Saturday, May 23, 2015

Don't swing for the bleachers

When I was growing up in Philadelphia, the lead-off batter for the Phillies was Richie Ashburn, uniform #1. His job, and his skill, was to get on base, somehow - walk, get a solid hit, dribble a ball between the shortstop and third baseman, bunt, whatever. Wikipedia says, "Ashburn was a singles hitter rather than a slugger, accumulating over 2,500 hits in 15 years against only 29 home runs." After he was on base, other players would advance him. Of course in general the fourth batter in a line-up was a power hitter, the clean-up batter, whose job was to get a multi-base hit, sending previous batters across home plate.

When I went on a short-term mission to Tanzania, one of the catch phrases I grabbed onto was, "You don't convert people, the Holy Spirit converts people."
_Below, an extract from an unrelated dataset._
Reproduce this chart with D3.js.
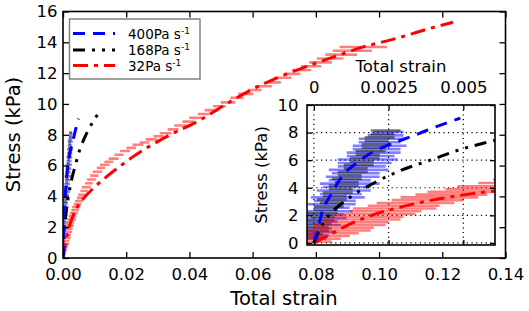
<!DOCTYPE html>
<html>
<head>
<meta charset="utf-8">
<script src="https://cdn.jsdelivr.net/npm/d3@7"></script>
<style>
  body { margin: 0; background: #fff; }
  svg { display: block; font-family: 'DejaVu Sans', sans-serif; }
</style>
</head>
<body>
<div id="chart"></div>
<script>
// Model fits: [total strain, stress (kPa)]
const fit400 = [[0, 0], [0.0001, 0.7], [0.00026, 2.1], [0.0006, 3.6], [0.00093, 4.8],
  [0.0014, 5.75], [0.0019, 6.5], [0.0025, 7.1], [0.0033, 7.75], [0.004, 8.35],
  [0.0047, 8.9], [0.0049, 9.05]];
const fit168 = [[0, 0], [0.0002, 1.0], [0.0005, 2.0], [0.00087, 2.75], [0.0013, 3.45],
  [0.0021, 4.45], [0.0029, 5.25], [0.0039, 6.0], [0.0048, 6.7], [0.0057, 7.25],
  [0.008, 8.3], [0.0116, 9.5]];
const fit32 = [[0, 0], [0.0005, 0.55], [0.001, 1.15], [0.002, 2.05], [0.003, 2.65],
  [0.0042, 3.2], [0.0054, 3.6], [0.0064, 3.85], [0.010, 4.6], [0.0138, 5.28],
  [0.018, 5.95], [0.0222, 6.58], [0.0328, 7.88], [0.0434, 8.96], [0.055, 10.4],
  [0.0634, 11.3], [0.074, 12.2], [0.0845, 12.97], [0.095, 13.7], [0.1056, 14.26],
  [0.116, 14.9], [0.1234, 15.3]];

// Experiments: [mean strain, stress (kPa), strain error]
const exp400 = [[0.0001, 0.3, 0.0003], [0.0001, 0.55, 0.0004], [0.0002, 0.8, 0.0005],
  [0.0002, 1.05, 0.0004], [0.0003, 1.3, 0.0006], [0.0003, 1.55, 0.0005],
  [0.0004, 1.8, 0.0007], [0.0004, 2.05, 0.0006], [0.0005, 2.3, 0.0008],
  [0.0006, 2.55, 0.0006], [0.0006, 2.8, 0.0008], [0.0007, 3.05, 0.0007],
  [0.0008, 3.3, 0.0009], [0.0009, 3.55, 0.0007], [0.0010, 3.8, 0.0009],
  [0.0011, 4.05, 0.0008], [0.0012, 4.3, 0.0010], [0.0012, 4.55, 0.0007],
  [0.0013, 4.8, 0.0009], [0.0014, 5.05, 0.0008], [0.0015, 5.3, 0.0010],
  [0.0016, 5.55, 0.0008], [0.0017, 5.8, 0.0009], [0.0018, 6.05, 0.0010],
  [0.0019, 6.3, 0.0008], [0.0020, 6.55, 0.0009], [0.0021, 6.8, 0.0008],
  [0.0022, 7.05, 0.0009], [0.0022, 7.3, 0.0007], [0.0023, 7.55, 0.0008],
  [0.0024, 7.8, 0.0006], [0.0025, 8.05, 0.0005]];
const exp168 = [[0.0000, 0.4, 0.0003], [0.0000, 0.65, 0.0003], [0.0001, 0.9, 0.0004],
  [0.0001, 1.15, 0.0004], [0.0002, 1.4, 0.0004], [0.0002, 1.65, 0.0005],
  [0.0003, 1.9, 0.0004], [0.0003, 2.15, 0.0005], [0.0004, 2.4, 0.0004],
  [0.0005, 2.65, 0.0005], [0.0006, 2.9, 0.0004], [0.0006, 3.15, 0.0005],
  [0.0007, 3.4, 0.0004], [0.0008, 3.65, 0.0005], [0.0009, 3.9, 0.0004],
  [0.0010, 4.15, 0.0005], [0.0011, 4.4, 0.0004], [0.0011, 4.65, 0.0005],
  [0.0012, 4.9, 0.0004], [0.0013, 5.15, 0.0005], [0.0014, 5.4, 0.0004],
  [0.0015, 5.65, 0.0005], [0.0016, 5.9, 0.0004], [0.0017, 6.15, 0.0005],
  [0.0018, 6.4, 0.0004], [0.0019, 6.65, 0.0005], [0.0020, 6.9, 0.0004],
  [0.0021, 7.15, 0.0005], [0.0021, 7.4, 0.0004], [0.0022, 7.65, 0.0005],
  [0.0023, 7.9, 0.0004], [0.0024, 8.15, 0.0005]];
const exp32 = [[0.0002, 0.1, 0.0004], [0.0003, 0.3, 0.0006], [0.0004, 0.5, 0.0008],
  [0.0006, 0.7, 0.0009], [0.0008, 0.9, 0.0011], [0.0010, 1.1, 0.0010],
  [0.0012, 1.3, 0.0012], [0.0014, 1.5, 0.0011], [0.0016, 1.7, 0.0013],
  [0.0018, 1.9, 0.0012], [0.0021, 2.1, 0.0013], [0.0024, 2.3, 0.0012],
  [0.0027, 2.5, 0.0014], [0.0030, 2.7, 0.0012], [0.0034, 2.9, 0.0013],
  [0.0038, 3.1, 0.0012], [0.0042, 3.3, 0.0013], [0.0046, 3.5, 0.0012],
  [0.0051, 3.7, 0.0013], [0.0056, 3.9, 0.0012], [0.0061, 4.1, 0.0013],
  [0.0067, 4.35, 0.0012], [0.0074, 4.6, 0.0014], [0.0082, 4.85, 0.0012],
  [0.0090, 5.1, 0.0014], [0.0099, 5.35, 0.0013], [0.0109, 5.6, 0.0015],
  [0.0120, 5.85, 0.0013], [0.0132, 6.05, 0.0015], [0.0145, 6.25, 0.0014],
  [0.0160, 6.45, 0.0016], [0.0177, 6.7, 0.0014], [0.0196, 6.95, 0.0016],
  [0.0216, 7.15, 0.0015], [0.0237, 7.35, 0.0017], [0.0258, 7.5, 0.0015],
  [0.0280, 7.7, 0.0018], [0.0302, 7.9, 0.0016], [0.0325, 8.1, 0.0019],
  [0.0348, 8.35, 0.0017], [0.0372, 8.6, 0.0020], [0.0396, 8.85, 0.0018],
  [0.0420, 9.1, 0.0021], [0.0445, 9.35, 0.0019], [0.0470, 9.6, 0.0022],
  [0.0495, 9.85, 0.0020], [0.0522, 10.1, 0.0023], [0.0550, 10.4, 0.0021],
  [0.0578, 10.65, 0.0024], [0.0606, 10.9, 0.0022], [0.0635, 11.15, 0.0026],
  [0.0665, 11.4, 0.0024], [0.0695, 11.7, 0.0028], [0.0725, 11.95, 0.0026],
  [0.0755, 12.2, 0.0030], [0.0785, 12.45, 0.0032], [0.0815, 12.7, 0.0036],
  [0.0845, 12.95, 0.0042], [0.0880, 13.2, 0.0050], [0.0915, 13.45, 0.0062],
  [0.0950, 13.7, 0.0075]];

const mainXTicks = [0, 0.02, 0.04, 0.06, 0.08, 0.10, 0.12, 0.14];
const mainYTicks = [0, 2, 4, 6, 8, 10, 12, 14, 16];
const insetXTicks = [0, 0.0025, 0.005];
const insetYTicks = [0, 2, 4, 6, 8, 10];
const legendLabels = ['400Pa s', '168Pa s', '32Pa s'];

const series = [
  { fit: fit400, exp: exp400, color: '#0000ff', dash: '12,8' },
  { fit: fit168, exp: exp168, color: '#000000', dash: '12,7,3,7,3,7' },
  { fit: fit32,  exp: exp32,  color: '#ff0000', dash: '15,6,4,6' }
];

const svg = d3.select('#chart').append('svg')
  .attr('width', 529).attr('height', 311);

function drawPanel(g, x, y, clipId, box) {
  svg.append('clipPath').attr('id', clipId)
    .append('rect')
    .attr('x', box[0]).attr('y', box[1])
    .attr('width', box[2] - box[0]).attr('height', box[3] - box[1]);
  const c = g.append('g').attr('clip-path', `url(#${clipId})`);

  // error bars (blue, then black, then red on top)
  series.forEach(s => {
    c.append('g').selectAll('line').data(s.exp).enter().append('line')
      .attr('x1', d => x(d[0] - d[2])).attr('x2', d => x(d[0] + d[2]))
      .attr('y1', d => y(d[1])).attr('y2', d => y(d[1]))
      .attr('stroke', s.color).attr('stroke-opacity', 0.5)
      .attr('stroke-width', 2.6);
  });

  // fits
  const line = d3.line().x(d => x(d[0])).y(d => y(d[1])).curve(d3.curveMonotoneX);
  [series[2], series[1], series[0]].forEach(s => {
    c.append('path').datum(s.fit)
      .attr('fill', 'none').attr('stroke', s.color)
      .attr('stroke-width', 3).attr('stroke-dasharray', s.dash)
      .attr('d', line);
  });
}

function styleAxis(g) {
  g.select('.domain').remove();
  g.selectAll('line').attr('stroke', '#000').attr('stroke-width', 1.3);
  g.selectAll('text').attr('fill', '#000')
    .style('font-family', 'DejaVu Sans').style('font-size', '16.5px');
}

// ── Main axes ──
const x = d3.scaleLinear().domain([0, 0.14]).range([63, 505.5]);
const y = d3.scaleLinear().domain([0, 16]).range([258, 11.5]);
const main = svg.append('g');
drawPanel(main, x, y, 'clip-main', [63, 11.5, 505.5, 258]);

main.append('g').attr('transform', 'translate(0,258)')
  .call(d3.axisBottom(x).tickValues(mainXTicks).tickSize(-6).tickPadding(10)
    .tickFormat(d3.format('.2f'))).call(styleAxis);
main.append('g').attr('transform', 'translate(0,11.5)')
  .call(d3.axisTop(x).tickValues(mainXTicks).tickSize(-6).tickFormat(''))
  .call(styleAxis);
main.append('g').attr('transform', 'translate(63,0)')
  .call(d3.axisLeft(y).tickValues(mainYTicks).tickSize(-6).tickPadding(5.5)
    .tickFormat(d3.format('d'))).call(styleAxis);
main.append('g').attr('transform', 'translate(505.5,0)')
  .call(d3.axisRight(y).tickValues(mainYTicks).tickSize(-6).tickFormat(''))
  .call(styleAxis);
main.append('rect').attr('x', 63).attr('y', 11.5)
  .attr('width', 442.5).attr('height', 246.5)
  .attr('fill', 'none').attr('stroke', '#000').attr('stroke-width', 1.6);

main.append('text').attr('x', 284).attr('y', 305).attr('text-anchor', 'middle')
  .style('font-size', '19.5px').text('Total strain');
main.append('text').attr('transform', 'translate(20,134.5) rotate(-90)')
  .attr('text-anchor', 'middle').style('font-size', '19.5px').text('Stress (kPa)');

// ── Legend ──
const legend = svg.append('g');
legend.append('rect').attr('x', 69.5).attr('y', 19).attr('width', 130.5).attr('height', 60)
  .attr('fill', '#fff').attr('stroke', '#808080').attr('stroke-width', 1.5);
const rowY = [33.5, 50, 65.5];
series.forEach((s, i) => {
  legend.append('line').attr('x1', 73).attr('x2', 115)
    .attr('y1', rowY[i]).attr('y2', rowY[i])
    .attr('stroke', s.color).attr('stroke-width', 3).attr('stroke-dasharray', s.dash);
  const t = legend.append('text').attr('x', 128).attr('y', rowY[i] + 5)
    .style('font-size', '13.5px').text(legendLabels[i]);
  t.append('tspan').attr('dy', -5).style('font-size', '9px').text('-1');
});

// ── Inset ──
const xi = d3.scaleLinear().domain([-0.00023, 0.00606]).range([307, 495]);
const yi = d3.scaleLinear().domain([-0.15, 10]).range([245, 105]);
const inset = svg.append('g');
inset.append('rect').attr('x', 307).attr('y', 105).attr('width', 188).attr('height', 140)
  .attr('fill', '#fff');

// dotted grid
inset.append('g').selectAll('line').data(insetXTicks).enter().append('line')
  .attr('x1', d => xi(d)).attr('x2', d => xi(d)).attr('y1', 105).attr('y2', 245)
  .attr('stroke', '#000').attr('stroke-width', 1.2).attr('stroke-dasharray', '1.2,3.5');
inset.append('g').selectAll('line').data(insetYTicks).enter().append('line')
  .attr('x1', 307).attr('x2', 495).attr('y1', d => yi(d)).attr('y2', d => yi(d))
  .attr('stroke', '#000').attr('stroke-width', 1.2).attr('stroke-dasharray', '1.2,3.5');

drawPanel(inset, xi, yi, 'clip-inset', [307, 105, 495, 245]);

inset.append('g').attr('transform', 'translate(0,105)')
  .call(d3.axisTop(xi).tickValues(insetXTicks).tickSize(-5).tickPadding(11.7)
    .tickFormat(d => d === 0 ? '0' : String(d))).call(styleAxis);
inset.append('g').attr('transform', 'translate(0,245)')
  .call(d3.axisBottom(xi).tickValues(insetXTicks).tickSize(-5).tickFormat(''))
  .call(styleAxis);
inset.append('g').attr('transform', 'translate(307,0)')
  .call(d3.axisLeft(yi).tickValues(insetYTicks).tickSize(-5).tickPadding(8.5)
    .tickFormat(d3.format('d'))).call(styleAxis);
inset.append('g').attr('transform', 'translate(495,0)')
  .call(d3.axisRight(yi).tickValues(insetYTicks).tickSize(-5).tickFormat(''))
  .call(styleAxis);
inset.append('rect').attr('x', 307).attr('y', 105).attr('width', 188).attr('height', 140)
  .attr('fill', 'none').attr('stroke', '#000').attr('stroke-width', 1.6);

inset.append('text').attr('x', 401).attr('y', 71.7).attr('text-anchor', 'middle')
  .style('font-size', '16.5px').text('Total strain');
inset.append('text').attr('transform', 'translate(267,175) rotate(-90)')
  .attr('text-anchor', 'middle').style('font-size', '16.5px').text('Stress (kPa)');
</script>
</body>
</html>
That slogan, using "convert" in a wider sense, is the starting point for this rhetoric. The Richie Ashburn version of the slogan is: "Don't try for the home run. Get on base, somehow. Leave further progress to the batters following you, especially the clean-up batter, the Holy Spirit."
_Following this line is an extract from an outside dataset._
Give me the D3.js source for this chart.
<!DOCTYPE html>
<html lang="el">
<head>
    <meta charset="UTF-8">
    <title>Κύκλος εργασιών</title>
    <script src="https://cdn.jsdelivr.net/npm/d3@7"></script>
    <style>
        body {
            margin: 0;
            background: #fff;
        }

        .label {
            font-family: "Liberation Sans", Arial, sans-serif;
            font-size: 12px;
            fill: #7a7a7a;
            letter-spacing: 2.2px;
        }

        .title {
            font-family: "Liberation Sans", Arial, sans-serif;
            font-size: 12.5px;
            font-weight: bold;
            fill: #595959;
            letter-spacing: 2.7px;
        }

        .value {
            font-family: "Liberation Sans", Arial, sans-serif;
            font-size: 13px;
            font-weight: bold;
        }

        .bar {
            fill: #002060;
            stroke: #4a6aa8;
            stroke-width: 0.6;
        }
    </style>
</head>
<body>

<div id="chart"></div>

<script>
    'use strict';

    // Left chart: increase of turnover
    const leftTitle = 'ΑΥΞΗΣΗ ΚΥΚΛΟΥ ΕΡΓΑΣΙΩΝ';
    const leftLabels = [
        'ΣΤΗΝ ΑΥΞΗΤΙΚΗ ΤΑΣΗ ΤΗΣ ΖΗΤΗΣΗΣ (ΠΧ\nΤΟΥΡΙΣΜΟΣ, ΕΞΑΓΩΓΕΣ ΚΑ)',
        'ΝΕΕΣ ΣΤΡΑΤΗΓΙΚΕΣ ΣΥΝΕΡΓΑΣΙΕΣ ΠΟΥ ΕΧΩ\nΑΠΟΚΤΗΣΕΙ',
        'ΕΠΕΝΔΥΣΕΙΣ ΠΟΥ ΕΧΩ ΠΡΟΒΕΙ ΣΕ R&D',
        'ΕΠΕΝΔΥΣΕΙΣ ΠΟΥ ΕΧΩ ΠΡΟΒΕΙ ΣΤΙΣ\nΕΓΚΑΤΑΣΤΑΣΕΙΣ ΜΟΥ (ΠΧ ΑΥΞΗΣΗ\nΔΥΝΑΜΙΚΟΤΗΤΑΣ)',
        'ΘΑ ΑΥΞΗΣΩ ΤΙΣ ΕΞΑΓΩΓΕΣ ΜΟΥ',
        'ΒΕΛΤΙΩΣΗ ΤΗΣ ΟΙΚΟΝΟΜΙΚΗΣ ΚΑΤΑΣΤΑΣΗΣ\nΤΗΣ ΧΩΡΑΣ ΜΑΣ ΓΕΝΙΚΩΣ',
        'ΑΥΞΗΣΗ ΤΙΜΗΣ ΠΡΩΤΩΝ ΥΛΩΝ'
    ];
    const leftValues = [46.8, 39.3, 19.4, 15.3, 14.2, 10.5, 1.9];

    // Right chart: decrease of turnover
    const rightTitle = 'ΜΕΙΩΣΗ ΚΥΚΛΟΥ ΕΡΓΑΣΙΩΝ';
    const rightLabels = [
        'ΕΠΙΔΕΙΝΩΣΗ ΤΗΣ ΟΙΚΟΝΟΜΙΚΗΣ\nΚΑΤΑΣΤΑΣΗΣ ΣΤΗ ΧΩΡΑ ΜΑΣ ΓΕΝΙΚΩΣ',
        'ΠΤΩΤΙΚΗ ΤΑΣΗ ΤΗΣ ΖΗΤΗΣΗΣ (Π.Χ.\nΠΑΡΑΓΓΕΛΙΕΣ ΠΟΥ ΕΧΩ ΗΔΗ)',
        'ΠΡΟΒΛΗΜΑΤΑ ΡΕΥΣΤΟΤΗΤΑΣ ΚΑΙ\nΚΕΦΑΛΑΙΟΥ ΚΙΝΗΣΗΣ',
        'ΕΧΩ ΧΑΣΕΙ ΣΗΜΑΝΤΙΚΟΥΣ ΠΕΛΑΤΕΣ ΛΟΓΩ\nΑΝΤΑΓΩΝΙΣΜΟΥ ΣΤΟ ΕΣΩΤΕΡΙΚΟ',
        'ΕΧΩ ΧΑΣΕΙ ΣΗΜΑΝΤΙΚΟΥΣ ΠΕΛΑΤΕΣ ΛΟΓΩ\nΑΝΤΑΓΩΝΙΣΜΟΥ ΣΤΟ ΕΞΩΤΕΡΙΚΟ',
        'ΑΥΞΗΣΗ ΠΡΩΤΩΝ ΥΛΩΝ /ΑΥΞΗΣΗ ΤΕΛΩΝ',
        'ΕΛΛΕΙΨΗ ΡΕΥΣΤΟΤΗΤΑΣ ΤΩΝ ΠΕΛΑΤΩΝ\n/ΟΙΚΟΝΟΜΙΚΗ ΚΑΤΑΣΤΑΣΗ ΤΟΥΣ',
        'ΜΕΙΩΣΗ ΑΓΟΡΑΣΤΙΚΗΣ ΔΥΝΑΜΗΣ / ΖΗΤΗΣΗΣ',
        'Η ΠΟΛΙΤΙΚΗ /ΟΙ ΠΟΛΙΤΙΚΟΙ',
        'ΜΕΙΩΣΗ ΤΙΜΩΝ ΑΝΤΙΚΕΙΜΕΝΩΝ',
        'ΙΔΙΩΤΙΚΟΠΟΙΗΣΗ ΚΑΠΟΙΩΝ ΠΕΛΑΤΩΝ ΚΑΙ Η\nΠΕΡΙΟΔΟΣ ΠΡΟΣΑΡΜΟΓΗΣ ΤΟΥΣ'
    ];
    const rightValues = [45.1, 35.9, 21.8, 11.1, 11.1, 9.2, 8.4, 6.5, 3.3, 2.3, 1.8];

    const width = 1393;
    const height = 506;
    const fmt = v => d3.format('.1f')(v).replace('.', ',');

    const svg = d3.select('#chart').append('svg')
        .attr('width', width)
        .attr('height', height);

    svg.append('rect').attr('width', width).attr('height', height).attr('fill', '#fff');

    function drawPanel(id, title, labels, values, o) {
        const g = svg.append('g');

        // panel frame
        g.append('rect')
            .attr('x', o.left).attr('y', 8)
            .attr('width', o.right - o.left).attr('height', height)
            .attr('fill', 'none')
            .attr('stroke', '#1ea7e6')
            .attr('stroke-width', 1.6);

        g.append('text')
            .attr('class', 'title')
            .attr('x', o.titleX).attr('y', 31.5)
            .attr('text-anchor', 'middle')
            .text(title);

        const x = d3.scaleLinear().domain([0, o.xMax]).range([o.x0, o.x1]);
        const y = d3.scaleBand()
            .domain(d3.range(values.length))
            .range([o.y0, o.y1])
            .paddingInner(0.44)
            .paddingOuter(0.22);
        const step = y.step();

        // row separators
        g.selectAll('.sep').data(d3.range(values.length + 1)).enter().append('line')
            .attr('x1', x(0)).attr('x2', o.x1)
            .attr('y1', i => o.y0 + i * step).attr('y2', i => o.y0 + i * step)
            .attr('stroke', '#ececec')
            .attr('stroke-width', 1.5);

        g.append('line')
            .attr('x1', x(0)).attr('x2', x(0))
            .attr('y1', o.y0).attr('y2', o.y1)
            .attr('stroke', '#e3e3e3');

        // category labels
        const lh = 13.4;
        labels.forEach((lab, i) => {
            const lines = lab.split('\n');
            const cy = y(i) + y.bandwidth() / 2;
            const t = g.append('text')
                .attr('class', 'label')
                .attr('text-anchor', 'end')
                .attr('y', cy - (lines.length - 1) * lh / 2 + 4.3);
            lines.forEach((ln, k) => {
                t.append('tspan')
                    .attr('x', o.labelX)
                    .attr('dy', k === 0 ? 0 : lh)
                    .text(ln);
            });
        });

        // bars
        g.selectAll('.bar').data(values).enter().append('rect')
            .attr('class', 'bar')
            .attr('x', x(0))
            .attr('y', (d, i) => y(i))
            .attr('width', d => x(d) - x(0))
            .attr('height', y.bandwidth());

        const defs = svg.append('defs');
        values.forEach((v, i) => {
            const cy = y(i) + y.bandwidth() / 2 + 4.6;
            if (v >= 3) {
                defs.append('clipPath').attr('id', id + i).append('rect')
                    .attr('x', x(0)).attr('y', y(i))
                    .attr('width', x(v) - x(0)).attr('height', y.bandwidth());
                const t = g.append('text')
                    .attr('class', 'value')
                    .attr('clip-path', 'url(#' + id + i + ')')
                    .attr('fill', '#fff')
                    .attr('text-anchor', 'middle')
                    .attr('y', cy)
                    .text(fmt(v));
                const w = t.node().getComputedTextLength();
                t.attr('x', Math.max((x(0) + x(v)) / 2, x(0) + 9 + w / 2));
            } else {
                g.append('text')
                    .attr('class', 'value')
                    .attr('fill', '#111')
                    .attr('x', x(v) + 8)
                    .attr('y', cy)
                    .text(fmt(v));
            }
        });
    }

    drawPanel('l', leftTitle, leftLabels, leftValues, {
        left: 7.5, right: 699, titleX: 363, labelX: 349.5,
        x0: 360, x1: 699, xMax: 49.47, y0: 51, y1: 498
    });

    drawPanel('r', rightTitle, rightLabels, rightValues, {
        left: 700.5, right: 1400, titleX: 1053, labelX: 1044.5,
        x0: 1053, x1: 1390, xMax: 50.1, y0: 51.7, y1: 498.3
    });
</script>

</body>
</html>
Your job is to create space for the Holy Spirit to work in.

How do the Fremen on Dune control the huge "worms" that live in the desert there? They pull back the protective edge on a worm's segment ring, which creates a kind of itch or vulnerability, and the worm rotates itself or changes direction to protect that vulnerability.

You want to put a burr under your opponent's saddle. (Yes, I know, it's the poor horse that actually feels the irritation. But in Plato's chariot analogy, the horses represent part of the person's own soul.)

You want to avoid provoking your opponent into buttoning up, clamping down, walling up.

What response does normal online discussion behavior provoke?